=== PROBLEM STATEMENT ===
For this exercise, return only the lines from the line containing "Write the Plotly code for this chart." through the line containing "550, 600, 650]", both ends included, exactly as they are.

======== DATA TO PROCESS

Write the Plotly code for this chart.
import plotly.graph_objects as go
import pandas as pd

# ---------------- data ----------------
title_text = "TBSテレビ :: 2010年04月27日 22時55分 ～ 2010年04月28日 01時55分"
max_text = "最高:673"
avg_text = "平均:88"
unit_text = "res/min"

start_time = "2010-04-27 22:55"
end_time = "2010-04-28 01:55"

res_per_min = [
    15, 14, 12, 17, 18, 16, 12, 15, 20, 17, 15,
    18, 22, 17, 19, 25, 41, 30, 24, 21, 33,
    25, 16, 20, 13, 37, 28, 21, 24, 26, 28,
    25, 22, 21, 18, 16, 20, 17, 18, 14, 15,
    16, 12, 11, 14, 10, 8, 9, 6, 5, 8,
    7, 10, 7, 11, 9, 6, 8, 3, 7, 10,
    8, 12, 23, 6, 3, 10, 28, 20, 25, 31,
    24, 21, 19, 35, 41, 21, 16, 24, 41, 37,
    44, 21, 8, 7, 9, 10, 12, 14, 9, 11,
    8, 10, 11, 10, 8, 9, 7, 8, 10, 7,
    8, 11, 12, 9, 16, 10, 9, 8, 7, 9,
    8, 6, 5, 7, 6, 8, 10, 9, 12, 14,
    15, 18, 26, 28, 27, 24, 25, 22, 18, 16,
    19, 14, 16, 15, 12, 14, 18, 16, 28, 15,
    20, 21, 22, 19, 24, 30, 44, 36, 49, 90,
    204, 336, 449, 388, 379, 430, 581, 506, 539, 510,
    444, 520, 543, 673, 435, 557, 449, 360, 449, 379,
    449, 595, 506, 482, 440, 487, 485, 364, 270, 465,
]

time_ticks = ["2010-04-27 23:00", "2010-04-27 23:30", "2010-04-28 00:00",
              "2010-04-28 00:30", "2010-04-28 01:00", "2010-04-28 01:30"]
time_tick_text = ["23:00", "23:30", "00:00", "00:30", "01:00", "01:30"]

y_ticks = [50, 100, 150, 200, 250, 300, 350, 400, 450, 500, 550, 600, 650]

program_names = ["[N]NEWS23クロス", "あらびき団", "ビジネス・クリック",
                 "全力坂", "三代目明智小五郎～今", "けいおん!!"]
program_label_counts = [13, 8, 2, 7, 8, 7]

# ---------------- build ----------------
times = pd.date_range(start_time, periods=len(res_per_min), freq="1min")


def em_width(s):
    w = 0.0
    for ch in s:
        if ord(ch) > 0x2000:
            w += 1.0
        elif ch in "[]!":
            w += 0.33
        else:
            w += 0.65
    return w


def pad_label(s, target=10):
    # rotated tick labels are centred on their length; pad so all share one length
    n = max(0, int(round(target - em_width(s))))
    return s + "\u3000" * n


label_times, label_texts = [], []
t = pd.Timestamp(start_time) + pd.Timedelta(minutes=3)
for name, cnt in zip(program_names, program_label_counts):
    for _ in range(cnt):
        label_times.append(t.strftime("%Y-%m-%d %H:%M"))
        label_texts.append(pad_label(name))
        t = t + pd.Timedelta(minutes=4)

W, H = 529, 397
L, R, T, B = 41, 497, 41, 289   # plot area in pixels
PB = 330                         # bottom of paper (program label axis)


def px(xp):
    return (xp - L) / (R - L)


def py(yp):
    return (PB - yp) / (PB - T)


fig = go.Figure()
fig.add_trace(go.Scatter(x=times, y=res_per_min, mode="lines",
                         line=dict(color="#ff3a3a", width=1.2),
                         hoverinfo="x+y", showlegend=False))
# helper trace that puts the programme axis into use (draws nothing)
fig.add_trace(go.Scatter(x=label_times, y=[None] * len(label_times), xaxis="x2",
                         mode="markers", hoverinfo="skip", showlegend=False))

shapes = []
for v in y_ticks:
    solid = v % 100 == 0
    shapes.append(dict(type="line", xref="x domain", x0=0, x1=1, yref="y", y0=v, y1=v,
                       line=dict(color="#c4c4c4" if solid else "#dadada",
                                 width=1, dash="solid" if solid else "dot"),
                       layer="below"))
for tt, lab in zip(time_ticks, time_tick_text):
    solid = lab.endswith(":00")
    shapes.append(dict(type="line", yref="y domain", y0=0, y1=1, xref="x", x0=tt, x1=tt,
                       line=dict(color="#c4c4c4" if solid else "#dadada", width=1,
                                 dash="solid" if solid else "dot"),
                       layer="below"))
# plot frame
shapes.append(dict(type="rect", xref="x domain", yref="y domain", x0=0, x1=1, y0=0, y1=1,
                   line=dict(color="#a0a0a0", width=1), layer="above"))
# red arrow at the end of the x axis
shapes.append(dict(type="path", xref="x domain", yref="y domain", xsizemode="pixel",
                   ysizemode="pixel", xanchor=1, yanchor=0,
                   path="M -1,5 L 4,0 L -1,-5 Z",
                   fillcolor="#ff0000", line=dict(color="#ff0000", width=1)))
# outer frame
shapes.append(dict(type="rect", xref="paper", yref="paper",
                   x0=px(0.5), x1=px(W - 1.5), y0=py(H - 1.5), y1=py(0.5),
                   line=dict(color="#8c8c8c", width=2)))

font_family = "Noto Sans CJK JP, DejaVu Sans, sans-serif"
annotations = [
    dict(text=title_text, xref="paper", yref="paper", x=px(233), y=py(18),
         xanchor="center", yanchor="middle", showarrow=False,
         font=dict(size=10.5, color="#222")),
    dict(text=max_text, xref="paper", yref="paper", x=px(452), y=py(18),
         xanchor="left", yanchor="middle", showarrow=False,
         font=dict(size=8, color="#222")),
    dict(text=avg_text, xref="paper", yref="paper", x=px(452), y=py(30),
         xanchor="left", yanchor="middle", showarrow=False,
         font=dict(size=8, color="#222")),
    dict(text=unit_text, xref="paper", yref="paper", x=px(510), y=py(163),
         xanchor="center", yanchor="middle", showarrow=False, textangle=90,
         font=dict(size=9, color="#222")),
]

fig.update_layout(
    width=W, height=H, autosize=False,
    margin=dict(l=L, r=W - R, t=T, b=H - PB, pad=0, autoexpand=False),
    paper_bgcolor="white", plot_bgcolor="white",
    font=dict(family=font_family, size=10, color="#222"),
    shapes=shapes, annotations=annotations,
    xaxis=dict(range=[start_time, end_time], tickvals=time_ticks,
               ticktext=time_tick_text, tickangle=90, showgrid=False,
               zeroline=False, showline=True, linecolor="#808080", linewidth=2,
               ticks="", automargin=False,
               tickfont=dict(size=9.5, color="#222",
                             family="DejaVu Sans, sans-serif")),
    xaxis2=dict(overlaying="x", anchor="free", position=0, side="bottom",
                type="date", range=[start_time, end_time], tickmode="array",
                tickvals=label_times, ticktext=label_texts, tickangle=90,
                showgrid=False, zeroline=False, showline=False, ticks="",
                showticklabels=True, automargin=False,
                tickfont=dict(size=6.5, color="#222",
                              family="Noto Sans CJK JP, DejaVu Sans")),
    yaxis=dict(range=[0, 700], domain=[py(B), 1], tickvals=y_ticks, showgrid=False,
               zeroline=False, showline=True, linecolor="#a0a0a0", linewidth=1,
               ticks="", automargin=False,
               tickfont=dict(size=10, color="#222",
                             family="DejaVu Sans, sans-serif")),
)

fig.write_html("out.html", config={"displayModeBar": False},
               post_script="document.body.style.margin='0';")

================
======== DATA TO PROCESS

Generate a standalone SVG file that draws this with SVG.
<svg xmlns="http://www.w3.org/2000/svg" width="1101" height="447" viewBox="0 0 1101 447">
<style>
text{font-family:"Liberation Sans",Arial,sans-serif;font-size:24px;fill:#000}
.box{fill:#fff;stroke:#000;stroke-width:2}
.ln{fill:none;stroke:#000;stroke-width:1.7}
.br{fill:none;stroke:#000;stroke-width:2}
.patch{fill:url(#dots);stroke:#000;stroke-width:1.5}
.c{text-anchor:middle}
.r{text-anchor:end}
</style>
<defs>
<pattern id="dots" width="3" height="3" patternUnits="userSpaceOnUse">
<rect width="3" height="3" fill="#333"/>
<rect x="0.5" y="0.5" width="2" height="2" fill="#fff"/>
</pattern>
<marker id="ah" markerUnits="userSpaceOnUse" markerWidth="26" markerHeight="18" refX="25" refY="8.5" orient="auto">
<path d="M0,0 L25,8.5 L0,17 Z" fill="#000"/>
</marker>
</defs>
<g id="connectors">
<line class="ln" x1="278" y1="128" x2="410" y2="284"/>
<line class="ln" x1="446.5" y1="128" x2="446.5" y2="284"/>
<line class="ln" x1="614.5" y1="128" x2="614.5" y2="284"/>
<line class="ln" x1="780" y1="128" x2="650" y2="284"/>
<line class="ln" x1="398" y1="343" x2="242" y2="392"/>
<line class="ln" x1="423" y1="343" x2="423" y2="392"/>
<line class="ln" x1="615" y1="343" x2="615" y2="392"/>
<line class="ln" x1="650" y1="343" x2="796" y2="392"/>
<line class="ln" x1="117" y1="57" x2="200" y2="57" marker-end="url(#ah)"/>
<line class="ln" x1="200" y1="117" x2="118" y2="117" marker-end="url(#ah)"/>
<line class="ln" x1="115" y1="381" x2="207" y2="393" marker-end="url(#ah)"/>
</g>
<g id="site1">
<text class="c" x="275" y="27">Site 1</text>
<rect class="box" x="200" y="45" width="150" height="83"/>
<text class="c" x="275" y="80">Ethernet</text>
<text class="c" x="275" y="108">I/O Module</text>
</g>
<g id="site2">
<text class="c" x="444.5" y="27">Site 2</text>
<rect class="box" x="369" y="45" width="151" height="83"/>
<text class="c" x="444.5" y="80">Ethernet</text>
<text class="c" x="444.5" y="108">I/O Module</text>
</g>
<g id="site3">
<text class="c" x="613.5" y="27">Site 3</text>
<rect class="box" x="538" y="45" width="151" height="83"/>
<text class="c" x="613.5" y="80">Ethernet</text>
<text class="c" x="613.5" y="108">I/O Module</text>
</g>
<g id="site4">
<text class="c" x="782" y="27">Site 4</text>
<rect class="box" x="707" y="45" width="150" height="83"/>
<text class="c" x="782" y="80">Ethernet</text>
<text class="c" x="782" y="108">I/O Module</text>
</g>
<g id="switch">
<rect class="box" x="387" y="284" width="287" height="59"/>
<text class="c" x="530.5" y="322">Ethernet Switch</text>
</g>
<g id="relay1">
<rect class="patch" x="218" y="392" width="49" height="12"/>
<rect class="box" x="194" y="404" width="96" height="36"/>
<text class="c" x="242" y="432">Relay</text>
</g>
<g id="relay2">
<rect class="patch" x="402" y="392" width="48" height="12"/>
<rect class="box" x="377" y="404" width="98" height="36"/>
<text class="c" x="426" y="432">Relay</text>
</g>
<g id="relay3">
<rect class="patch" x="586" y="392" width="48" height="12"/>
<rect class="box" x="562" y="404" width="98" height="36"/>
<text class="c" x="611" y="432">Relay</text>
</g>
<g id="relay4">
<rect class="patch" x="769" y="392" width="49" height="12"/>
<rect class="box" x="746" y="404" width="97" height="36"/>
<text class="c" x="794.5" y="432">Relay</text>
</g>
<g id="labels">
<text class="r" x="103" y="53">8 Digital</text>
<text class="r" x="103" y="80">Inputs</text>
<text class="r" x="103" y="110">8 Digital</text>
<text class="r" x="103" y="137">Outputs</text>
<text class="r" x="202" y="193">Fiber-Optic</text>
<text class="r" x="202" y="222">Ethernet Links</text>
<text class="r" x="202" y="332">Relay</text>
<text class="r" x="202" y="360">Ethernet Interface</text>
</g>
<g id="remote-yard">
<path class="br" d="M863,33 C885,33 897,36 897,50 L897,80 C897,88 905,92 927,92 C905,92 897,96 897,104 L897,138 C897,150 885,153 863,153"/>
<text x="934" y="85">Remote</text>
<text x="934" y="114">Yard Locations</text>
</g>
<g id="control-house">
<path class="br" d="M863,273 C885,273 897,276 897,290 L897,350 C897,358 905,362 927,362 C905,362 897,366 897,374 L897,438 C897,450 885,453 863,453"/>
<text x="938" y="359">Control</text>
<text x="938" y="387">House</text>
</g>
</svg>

================
======== DATA TO PROCESS

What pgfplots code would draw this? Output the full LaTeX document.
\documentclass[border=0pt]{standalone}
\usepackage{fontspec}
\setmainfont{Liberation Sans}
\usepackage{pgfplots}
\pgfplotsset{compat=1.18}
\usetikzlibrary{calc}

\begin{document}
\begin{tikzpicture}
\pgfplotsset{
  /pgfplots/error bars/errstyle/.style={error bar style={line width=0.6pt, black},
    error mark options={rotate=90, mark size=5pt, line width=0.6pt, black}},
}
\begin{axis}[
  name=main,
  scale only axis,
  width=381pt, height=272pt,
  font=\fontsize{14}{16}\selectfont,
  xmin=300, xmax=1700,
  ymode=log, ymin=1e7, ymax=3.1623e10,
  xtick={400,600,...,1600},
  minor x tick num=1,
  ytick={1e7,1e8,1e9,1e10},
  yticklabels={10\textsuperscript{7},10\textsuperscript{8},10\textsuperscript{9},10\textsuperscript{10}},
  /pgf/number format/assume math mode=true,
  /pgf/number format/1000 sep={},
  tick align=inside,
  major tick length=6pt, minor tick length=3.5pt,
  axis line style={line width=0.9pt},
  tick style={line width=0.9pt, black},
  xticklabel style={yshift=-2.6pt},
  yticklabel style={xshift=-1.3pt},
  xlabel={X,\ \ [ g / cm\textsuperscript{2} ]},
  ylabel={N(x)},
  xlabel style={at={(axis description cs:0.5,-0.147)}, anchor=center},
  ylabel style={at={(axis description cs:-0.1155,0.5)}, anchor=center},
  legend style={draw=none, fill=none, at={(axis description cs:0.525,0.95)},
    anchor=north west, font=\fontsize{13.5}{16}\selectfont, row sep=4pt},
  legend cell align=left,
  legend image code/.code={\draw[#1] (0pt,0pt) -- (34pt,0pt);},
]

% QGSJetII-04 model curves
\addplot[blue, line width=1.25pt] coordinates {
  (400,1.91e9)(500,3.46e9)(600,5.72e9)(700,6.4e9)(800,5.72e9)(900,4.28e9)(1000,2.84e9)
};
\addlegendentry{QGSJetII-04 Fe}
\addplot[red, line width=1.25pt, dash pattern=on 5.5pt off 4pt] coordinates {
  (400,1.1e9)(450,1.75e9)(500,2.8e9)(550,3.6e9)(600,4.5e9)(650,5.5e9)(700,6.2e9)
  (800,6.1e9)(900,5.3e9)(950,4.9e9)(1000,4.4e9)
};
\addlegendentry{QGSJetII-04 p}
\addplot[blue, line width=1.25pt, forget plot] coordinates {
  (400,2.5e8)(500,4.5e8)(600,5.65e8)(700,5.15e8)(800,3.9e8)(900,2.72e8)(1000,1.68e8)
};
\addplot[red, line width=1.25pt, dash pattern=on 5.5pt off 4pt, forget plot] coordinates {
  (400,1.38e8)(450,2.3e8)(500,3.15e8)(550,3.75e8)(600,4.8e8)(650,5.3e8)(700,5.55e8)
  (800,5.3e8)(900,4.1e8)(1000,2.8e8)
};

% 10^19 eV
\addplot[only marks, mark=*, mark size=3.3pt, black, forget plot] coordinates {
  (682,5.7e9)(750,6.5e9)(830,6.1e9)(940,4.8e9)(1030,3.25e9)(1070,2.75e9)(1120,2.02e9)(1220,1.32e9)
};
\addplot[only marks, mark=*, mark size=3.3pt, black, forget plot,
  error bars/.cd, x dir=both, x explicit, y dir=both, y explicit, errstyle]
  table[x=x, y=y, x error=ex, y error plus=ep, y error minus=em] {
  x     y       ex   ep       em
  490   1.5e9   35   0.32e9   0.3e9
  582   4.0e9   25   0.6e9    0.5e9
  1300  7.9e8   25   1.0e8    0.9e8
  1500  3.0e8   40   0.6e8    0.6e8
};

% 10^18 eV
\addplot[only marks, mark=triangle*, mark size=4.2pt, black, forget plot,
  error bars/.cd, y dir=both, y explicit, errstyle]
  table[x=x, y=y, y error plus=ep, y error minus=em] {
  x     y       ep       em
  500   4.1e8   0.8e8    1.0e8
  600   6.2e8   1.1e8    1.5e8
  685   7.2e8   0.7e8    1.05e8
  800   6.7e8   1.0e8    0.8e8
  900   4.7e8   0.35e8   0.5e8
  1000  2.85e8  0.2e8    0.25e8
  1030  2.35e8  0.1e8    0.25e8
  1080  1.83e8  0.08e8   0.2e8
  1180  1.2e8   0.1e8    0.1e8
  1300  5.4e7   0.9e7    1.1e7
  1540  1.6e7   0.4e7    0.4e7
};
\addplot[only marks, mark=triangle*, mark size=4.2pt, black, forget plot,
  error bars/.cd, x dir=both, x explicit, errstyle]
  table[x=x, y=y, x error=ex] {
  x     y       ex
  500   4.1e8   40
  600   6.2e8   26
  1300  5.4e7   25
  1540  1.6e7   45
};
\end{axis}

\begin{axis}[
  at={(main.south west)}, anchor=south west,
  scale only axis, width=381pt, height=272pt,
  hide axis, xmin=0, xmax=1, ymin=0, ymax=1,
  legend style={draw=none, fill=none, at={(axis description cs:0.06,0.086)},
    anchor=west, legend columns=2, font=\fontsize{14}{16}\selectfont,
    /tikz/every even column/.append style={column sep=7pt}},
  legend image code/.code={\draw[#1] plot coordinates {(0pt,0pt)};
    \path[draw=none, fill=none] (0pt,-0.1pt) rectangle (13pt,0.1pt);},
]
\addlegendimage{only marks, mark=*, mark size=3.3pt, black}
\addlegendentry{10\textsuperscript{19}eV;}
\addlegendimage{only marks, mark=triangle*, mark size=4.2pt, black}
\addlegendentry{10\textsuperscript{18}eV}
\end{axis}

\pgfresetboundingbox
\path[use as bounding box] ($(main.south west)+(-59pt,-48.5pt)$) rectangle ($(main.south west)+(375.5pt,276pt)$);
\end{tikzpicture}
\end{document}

================

=== EXERCISE RESULT ===
Write the Plotly code for this chart.
import plotly.graph_objects as go
import pandas as pd

# ---------------- data ----------------
title_text = "TBSテレビ :: 2010年04月27日 22時55分 ～ 2010年04月28日 01時55分"
max_text = "最高:673"
avg_text = "平均:88"
unit_text = "res/min"

start_time = "2010-04-27 22:55"
end_time = "2010-04-28 01:55"

res_per_min = [
    15, 14, 12, 17, 18, 16, 12, 15, 20, 17, 15,
    18, 22, 17, 19, 25, 41, 30, 24, 21, 33,
    25, 16, 20, 13, 37, 28, 21, 24, 26, 28,
    25, 22, 21, 18, 16, 20, 17, 18, 14, 15,
    16, 12, 11, 14, 10, 8, 9, 6, 5, 8,
    7, 10, 7, 11, 9, 6, 8, 3, 7, 10,
    8, 12, 23, 6, 3, 10, 28, 20, 25, 31,
    24, 21, 19, 35, 41, 21, 16, 24, 41, 37,
    44, 21, 8, 7, 9, 10, 12, 14, 9, 11,
    8, 10, 11, 10, 8, 9, 7, 8, 10, 7,
    8, 11, 12, 9, 16, 10, 9, 8, 7, 9,
    8, 6, 5, 7, 6, 8, 10, 9, 12, 14,
    15, 18, 26, 28, 27, 24, 25, 22, 18, 16,
    19, 14, 16, 15, 12, 14, 18, 16, 28, 15,
    20, 21, 22, 19, 24, 30, 44, 36, 49, 90,
    204, 336, 449, 388, 379, 430, 581, 506, 539, 510,
    444, 520, 543, 673, 435, 557, 449, 360, 449, 379,
    449, 595, 506, 482, 440, 487, 485, 364, 270, 465,
]

time_ticks = ["2010-04-27 23:00", "2010-04-27 23:30", "2010-04-28 00:00",
              "2010-04-28 00:30", "2010-04-28 01:00", "2010-04-28 01:30"]
time_tick_text = ["23:00", "23:30", "00:00", "00:30", "01:00", "01:30"]

y_ticks = [50, 100, 150, 200, 250, 300, 350, 400, 450, 500, 550, 600, 650]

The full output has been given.